▼
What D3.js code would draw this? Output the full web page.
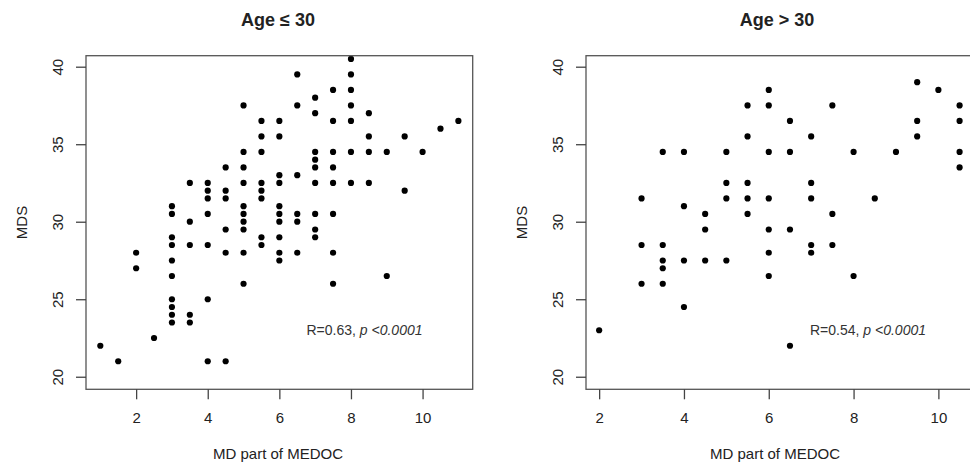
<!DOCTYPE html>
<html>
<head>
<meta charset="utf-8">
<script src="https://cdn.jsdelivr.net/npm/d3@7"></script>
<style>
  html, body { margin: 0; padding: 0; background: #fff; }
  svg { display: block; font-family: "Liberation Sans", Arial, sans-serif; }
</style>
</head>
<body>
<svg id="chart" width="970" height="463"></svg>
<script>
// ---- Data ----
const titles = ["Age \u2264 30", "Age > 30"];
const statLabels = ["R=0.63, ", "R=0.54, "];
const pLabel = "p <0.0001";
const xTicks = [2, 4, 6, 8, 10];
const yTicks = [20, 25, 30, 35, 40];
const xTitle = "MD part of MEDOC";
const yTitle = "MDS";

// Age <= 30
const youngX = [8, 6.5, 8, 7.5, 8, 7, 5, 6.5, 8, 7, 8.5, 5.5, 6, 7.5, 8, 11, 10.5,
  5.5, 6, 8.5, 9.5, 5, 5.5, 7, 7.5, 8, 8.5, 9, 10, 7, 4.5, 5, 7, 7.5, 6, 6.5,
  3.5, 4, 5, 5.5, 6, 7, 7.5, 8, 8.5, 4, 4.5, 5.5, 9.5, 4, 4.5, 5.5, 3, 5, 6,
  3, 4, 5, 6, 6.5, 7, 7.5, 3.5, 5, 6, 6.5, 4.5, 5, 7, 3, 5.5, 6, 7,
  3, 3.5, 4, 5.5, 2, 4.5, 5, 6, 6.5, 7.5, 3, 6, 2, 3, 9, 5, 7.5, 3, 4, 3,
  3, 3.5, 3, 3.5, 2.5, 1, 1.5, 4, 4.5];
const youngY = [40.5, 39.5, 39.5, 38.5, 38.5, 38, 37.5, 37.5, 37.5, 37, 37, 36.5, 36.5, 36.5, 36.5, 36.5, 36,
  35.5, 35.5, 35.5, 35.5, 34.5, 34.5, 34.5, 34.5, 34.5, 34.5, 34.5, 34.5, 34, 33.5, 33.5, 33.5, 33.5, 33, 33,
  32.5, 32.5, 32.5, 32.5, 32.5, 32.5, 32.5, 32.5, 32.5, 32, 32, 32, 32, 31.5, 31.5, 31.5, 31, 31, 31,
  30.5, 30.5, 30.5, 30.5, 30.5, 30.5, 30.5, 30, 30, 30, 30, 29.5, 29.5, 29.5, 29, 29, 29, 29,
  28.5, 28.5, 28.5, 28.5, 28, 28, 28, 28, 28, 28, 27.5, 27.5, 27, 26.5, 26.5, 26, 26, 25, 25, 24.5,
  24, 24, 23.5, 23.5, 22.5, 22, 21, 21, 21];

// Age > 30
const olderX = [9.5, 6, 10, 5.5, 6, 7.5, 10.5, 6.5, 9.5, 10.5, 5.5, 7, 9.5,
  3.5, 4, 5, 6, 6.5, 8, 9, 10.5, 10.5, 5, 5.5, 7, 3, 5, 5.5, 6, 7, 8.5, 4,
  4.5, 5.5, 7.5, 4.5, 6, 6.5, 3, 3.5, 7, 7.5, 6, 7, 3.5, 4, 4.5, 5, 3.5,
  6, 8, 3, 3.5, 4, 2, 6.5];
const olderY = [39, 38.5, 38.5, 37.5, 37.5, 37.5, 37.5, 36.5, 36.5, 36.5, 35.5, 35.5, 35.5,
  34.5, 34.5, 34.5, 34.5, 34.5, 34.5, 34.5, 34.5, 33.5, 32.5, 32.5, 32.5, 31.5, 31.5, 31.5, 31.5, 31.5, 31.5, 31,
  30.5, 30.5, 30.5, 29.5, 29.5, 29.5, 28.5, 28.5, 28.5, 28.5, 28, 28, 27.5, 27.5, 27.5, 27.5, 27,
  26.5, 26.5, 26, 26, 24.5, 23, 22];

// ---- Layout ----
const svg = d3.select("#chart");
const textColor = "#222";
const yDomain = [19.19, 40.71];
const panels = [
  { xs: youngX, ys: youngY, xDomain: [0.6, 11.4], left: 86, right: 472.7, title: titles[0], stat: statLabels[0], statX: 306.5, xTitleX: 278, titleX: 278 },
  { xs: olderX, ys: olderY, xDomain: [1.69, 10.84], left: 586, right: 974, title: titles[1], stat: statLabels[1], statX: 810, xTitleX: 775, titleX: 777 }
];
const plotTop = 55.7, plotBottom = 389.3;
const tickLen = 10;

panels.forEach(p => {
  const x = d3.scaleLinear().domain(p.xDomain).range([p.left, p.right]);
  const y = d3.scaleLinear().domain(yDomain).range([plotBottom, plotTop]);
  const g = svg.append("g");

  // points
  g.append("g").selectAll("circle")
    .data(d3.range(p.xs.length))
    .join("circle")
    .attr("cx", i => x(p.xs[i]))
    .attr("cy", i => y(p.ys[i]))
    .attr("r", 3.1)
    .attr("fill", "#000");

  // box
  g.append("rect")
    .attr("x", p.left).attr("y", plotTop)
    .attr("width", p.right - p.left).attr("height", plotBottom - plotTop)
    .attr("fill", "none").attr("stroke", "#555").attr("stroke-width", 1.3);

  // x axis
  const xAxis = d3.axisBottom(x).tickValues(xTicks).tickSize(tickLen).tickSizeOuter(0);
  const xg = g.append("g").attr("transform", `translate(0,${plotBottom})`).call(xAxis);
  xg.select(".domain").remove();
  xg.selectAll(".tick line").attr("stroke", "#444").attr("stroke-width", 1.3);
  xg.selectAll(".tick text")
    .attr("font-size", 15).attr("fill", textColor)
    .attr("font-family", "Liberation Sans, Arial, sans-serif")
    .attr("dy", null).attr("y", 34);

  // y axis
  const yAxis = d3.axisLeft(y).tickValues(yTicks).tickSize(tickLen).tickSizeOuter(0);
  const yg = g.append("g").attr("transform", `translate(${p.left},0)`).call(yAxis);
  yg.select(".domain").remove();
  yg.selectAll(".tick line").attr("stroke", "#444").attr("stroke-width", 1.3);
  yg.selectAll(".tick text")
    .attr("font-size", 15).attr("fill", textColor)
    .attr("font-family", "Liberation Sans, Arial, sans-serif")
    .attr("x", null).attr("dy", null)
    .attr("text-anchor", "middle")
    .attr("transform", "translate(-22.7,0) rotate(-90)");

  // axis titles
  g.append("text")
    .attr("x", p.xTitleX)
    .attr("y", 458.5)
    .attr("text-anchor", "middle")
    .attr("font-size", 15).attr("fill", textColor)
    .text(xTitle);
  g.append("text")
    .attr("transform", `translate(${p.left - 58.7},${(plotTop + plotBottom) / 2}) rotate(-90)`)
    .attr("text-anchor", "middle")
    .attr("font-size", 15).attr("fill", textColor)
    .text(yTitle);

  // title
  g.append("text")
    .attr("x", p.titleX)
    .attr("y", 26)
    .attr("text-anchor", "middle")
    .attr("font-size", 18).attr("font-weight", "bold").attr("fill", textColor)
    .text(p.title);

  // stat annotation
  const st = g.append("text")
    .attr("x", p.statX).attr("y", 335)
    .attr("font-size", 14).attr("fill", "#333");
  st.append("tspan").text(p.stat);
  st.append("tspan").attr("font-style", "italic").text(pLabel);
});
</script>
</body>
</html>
▲
**The problem:** Emit the lines of the material exactly, from its first line to the line containing "24, 24, 23.5, 23.5, 22.5, 22, 21, 21, 21];", inclusive; leave every picture out.

**Problem solution:**
What D3.js code would draw this? Output the full web page.
<!DOCTYPE html>
<html>
<head>
<meta charset="utf-8">
<script src="https://cdn.jsdelivr.net/npm/d3@7"></script>
<style>
  html, body { margin: 0; padding: 0; background: #fff; }
  svg { display: block; font-family: "Liberation Sans", Arial, sans-serif; }
</style>
</head>
<body>
<svg id="chart" width="970" height="463"></svg>
<script>
// ---- Data ----
const titles = ["Age \u2264 30", "Age > 30"];
const statLabels = ["R=0.63, ", "R=0.54, "];
const pLabel = "p <0.0001";
const xTicks = [2, 4, 6, 8, 10];
const yTicks = [20, 25, 30, 35, 40];
const xTitle = "MD part of MEDOC";
const yTitle = "MDS";

// Age <= 30
const youngX = [8, 6.5, 8, 7.5, 8, 7, 5, 6.5, 8, 7, 8.5, 5.5, 6, 7.5, 8, 11, 10.5,
  5.5, 6, 8.5, 9.5, 5, 5.5, 7, 7.5, 8, 8.5, 9, 10, 7, 4.5, 5, 7, 7.5, 6, 6.5,
  3.5, 4, 5, 5.5, 6, 7, 7.5, 8, 8.5, 4, 4.5, 5.5, 9.5, 4, 4.5, 5.5, 3, 5, 6,
  3, 4, 5, 6, 6.5, 7, 7.5, 3.5, 5, 6, 6.5, 4.5, 5, 7, 3, 5.5, 6, 7,
  3, 3.5, 4, 5.5, 2, 4.5, 5, 6, 6.5, 7.5, 3, 6, 2, 3, 9, 5, 7.5, 3, 4, 3,
  3, 3.5, 3, 3.5, 2.5, 1, 1.5, 4, 4.5];
const youngY = [40.5, 39.5, 39.5, 38.5, 38.5, 38, 37.5, 37.5, 37.5, 37, 37, 36.5, 36.5, 36.5, 36.5, 36.5, 36,
  35.5, 35.5, 35.5, 35.5, 34.5, 34.5, 34.5, 34.5, 34.5, 34.5, 34.5, 34.5, 34, 33.5, 33.5, 33.5, 33.5, 33, 33,
  32.5, 32.5, 32.5, 32.5, 32.5, 32.5, 32.5, 32.5, 32.5, 32, 32, 32, 32, 31.5, 31.5, 31.5, 31, 31, 31,
  30.5, 30.5, 30.5, 30.5, 30.5, 30.5, 30.5, 30, 30, 30, 30, 29.5, 29.5, 29.5, 29, 29, 29, 29,
  28.5, 28.5, 28.5, 28.5, 28, 28, 28, 28, 28, 28, 27.5, 27.5, 27, 26.5, 26.5, 26, 26, 25, 25, 24.5,
  24, 24, 23.5, 23.5, 22.5, 22, 21, 21, 21];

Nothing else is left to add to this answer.